As of commit ee25749 with merge base 775dd2d ():

NEW FAILURES - The following jobs have failed:

CMake / macos (macos-m1-stable) / macos-job (gh)
The process '/usr/bin/git' failed with exit code 128
CMake / windows (windows.4xlarge, cpu) / windows-job (gh)
The process 'C:\Program Files\Git\cmd\git.exe' failed with exit code 128
Tests / unittests-macos (3.10, macos-m1-stable) / macos-job (gh)
The process '/usr/bin/git' failed with exit code 128
Tests / unittests-macos (3.11, macos-m1-stable) / macos-job (gh)
The process '/usr/bin/git' failed with exit code 128
Tests / unittests-macos (3.12, macos-m1-stable) / macos-job (gh)
The process '/usr/bin/git' failed with exit code 128
Tests / unittests-macos (3.8, macos-m1-stable) / macos-job (gh)
The process '/usr/bin/git' failed with exit code 128
Tests / unittests-macos (3.9, macos-m1-stable) / macos-job (gh)
The process '/usr/bin/git' failed with exit code 128
Tests / unittests-windows (3.10, windows.4xlarge, cpu) / windows-job (gh)
The process 'C:\Program Files\Git\cmd\git.exe' failed with exit code 128
Tests / unittests-windows (3.11, windows.4xlarge, cpu) / windows-job (gh)
The process 'C:\Program Files\Git\cmd\git.exe' failed with exit code 128
Tests / unittests-windows (3.12, windows.4xlarge, cpu) / windows-job (gh)
The process 'C:\Program Files\Git\cmd\git.exe' failed with exit code 128
Tests / unittests-windows (3.8, windows.4xlarge, cpu) / windows-job (gh)
The process 'C:\Program Files\Git\cmd\git.exe' failed with exit code 128
Tests / unittests-windows (3.9, windows.4xlarge, cpu) / windows-job (gh)
The process 'C:\Program Files\Git\cmd\git.exe' failed with exit code 128

FLAKY - The following job failed but was likely due to flakiness present on trunk:

Tests / unittests-linux (3.8, linux.g5.4xlarge.nvidia.gpu, cuda, 11.8) / linux-job (gh) (matched linux rule in flaky-rules.json)
The process '/usr/bin/git' failed with exit code 128

This comment was automatically generated by Dr. CI and updates every 15 minutes.

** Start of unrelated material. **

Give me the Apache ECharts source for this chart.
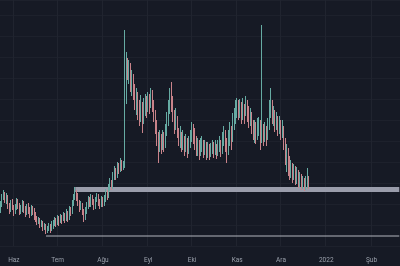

ezyang · 2024-05-21T15:21:37Z

cc @qqaatw, I removed the MPS knob because of how memory hungry the eager implementation is, I doubt torch.compile works on MPS.

Signed-off-by: Edward Z. Yang <ezyang@meta.com>

NicolasHug

Thanks @ezyang , 2 questions below but LGTM anyway. Unfortunately the MPS-related tests are all toasted (#8433), it's not related to this PR.

NicolasHug · 2024-05-23T12:05:21Z

torchvision/ops/roi_align.py

+def lazy_compile(**compile_kwargs):
+    """Lazily wrap a function with torch.compile on the first call
+
+    This avoids eagerly importing dynamo.


Am I understanding this correctly?

Suggested change

This avoids eagerly importing dynamo.

This avoids eagerly compiling a function at import time.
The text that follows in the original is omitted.